When making strategic decisions about trading technology, sell-side and buy-side groups face difficult choices, a topic we explore in depth in our white paper: "Beyond the Workstation: Redefining the Trader Desktop for Speed, Resilience, and AI."
Sell-side firms are transitioning from being simple liquidity pipes to becoming technology partners. Their complex choices involve balancing infrastructure costs with compressed margins. For the buy-side, the struggle is often about modernization without chaos. They seek sophisticated tools to find alpha (market-beating returns) without breaking their operational workflows. Both sides contend with technical debt.
For many trading operations, infrastructure can become a drag rather than an enabler. A major problem is architectural: trading stacks often consist of stitched-together legacy software, a mash-up of design philosophies that may struggle with interoperability. Or traditional three-tier environments, or legacy desktop solutions built on proprietary hardware architectures reaching end-of-life that can struggle to meet modern trader demands.
Imagine a trader running four or more 4K displays, with live data feeds, streaming video, and GPU-heavy analytics all firing at once. In a legacy setup, performance inconsistency, or "jitter", manifests as mouse lag and keyboard delays. It’s not just annoying; it may erode trader confidence and may lead to execution errors.
From an IT perspective, these fragmented architectures may create longer lead times for new features, drive higher integration costs, and present compliance challenges, especially in light of DORA requirements and growing data residency rules.
Organizations now face a dual mandate: address evolving regulatory standards while supporting the performance, data, and modernization traders demand.
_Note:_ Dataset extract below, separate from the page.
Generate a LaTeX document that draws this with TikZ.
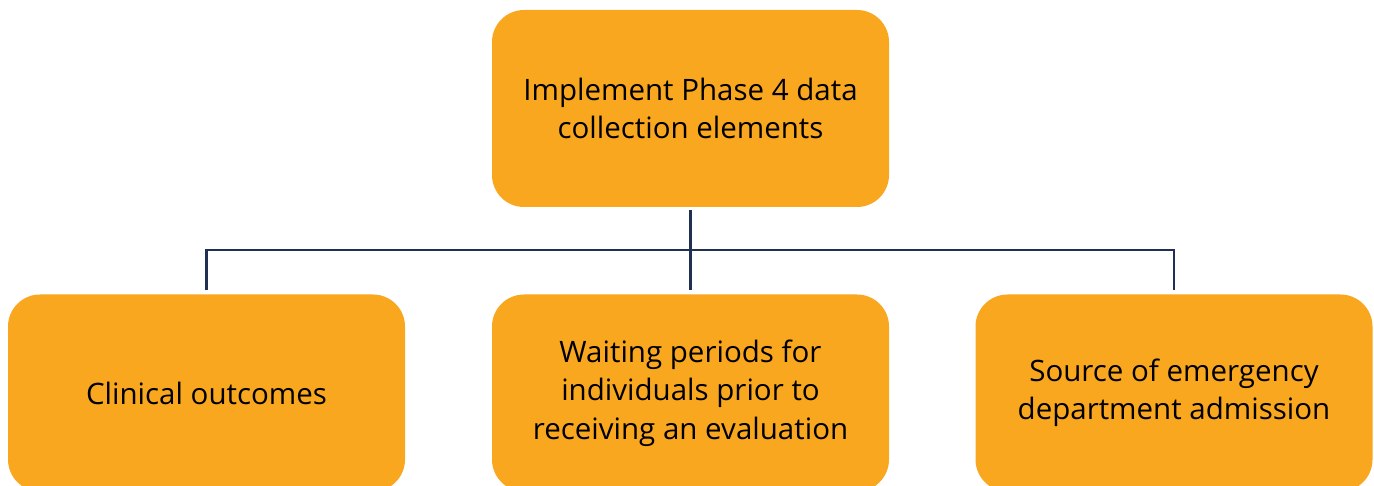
\documentclass[tikz,border=0pt]{standalone}
\usepackage{fontspec}
\setmainfont{Open Sans}
\usepackage{tikz}
\definecolor{boxorange}{HTML}{F8A71F}
\definecolor{linknavy}{HTML}{1F3050}
\tikzset{
    every node/.style={rounded corners=32pt, fill=boxorange, minimum width=397pt,
    	minimum height=197pt, align=center, inner sep=0pt,
    	font=\fontsize{29.5}{38.5}\selectfont}
}
\tikzset{
    link/.style={draw=linknavy, line width=2.5pt, shorten <=4pt, shorten >=4pt}
}

\begin{document}
\begin{tikzpicture}[x=1pt, y=1pt]
	\useasboundingbox (0,0) rectangle (1374,485);
	\clip (0,0) rectangle (1374,485);
	\node (top) at (690.5, 376.5) {Implement Phase 4 data\\collection elements};
	\node (clin) at (206.5, 92) {Clinical outcomes};
	\node (wait) at (690.5, 92) {Waiting periods for\\individuals prior to\\receiving an evaluation};
	\node (src) at (1174, 92) {Source of emergency\\department admission};
	\coordinate (hub) at (690.5, 235);
	
	\draw[link, shorten <=3pt] (top) -- (wait);
	\draw[link] (clin.north) |- (hub) -| (src.north);
\end{tikzpicture}
\end{document}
Fragmented legacy infrastructure may not fully support both objectives simultaneously.
To the trader, the “platform” is the desktop, what they see on the screen. To support that experience, a modern EUC built on a unified hybrid cloud platform is emerging as the industry direction.
The goal is not just to modernize hardware; it is to help address fragmentation that can create friction across the trader desktop technology stack.
A true platform approach is designed to provide predictable performance across environments, streamlined operations through a single management interface, and the flexibility to place workloads where they perform best.
By reducing underlying complexity, you support a seamless, high-performance workspace that stays out of the trader's way.
Trading requires two different types of speed: execution speed measured in microseconds and insight speed measured in petabytes. Agentic AI is transforming the latter, looking to shift operations from static automation toward more autonomous decision-making.
These AI agents can facilitate everything from real-time liquidity provisioning to proactive portfolio rebalancing. But they are hungry for power. They require infrastructure that supports high compute density and optimized GPU utilization. To support this without a desk-by-desk hardware overhaul, firms are looking to orchestration layers that coordinate these agents across both cloud and on-premises environments.
The trading desktop of the next decade will be defined by platforms that are as resilient as they are intelligent. For IT leaders, the question is no longer whether to modernize, it’s whether your legacy infrastructure is a liability or the catalyst for an AI-driven future.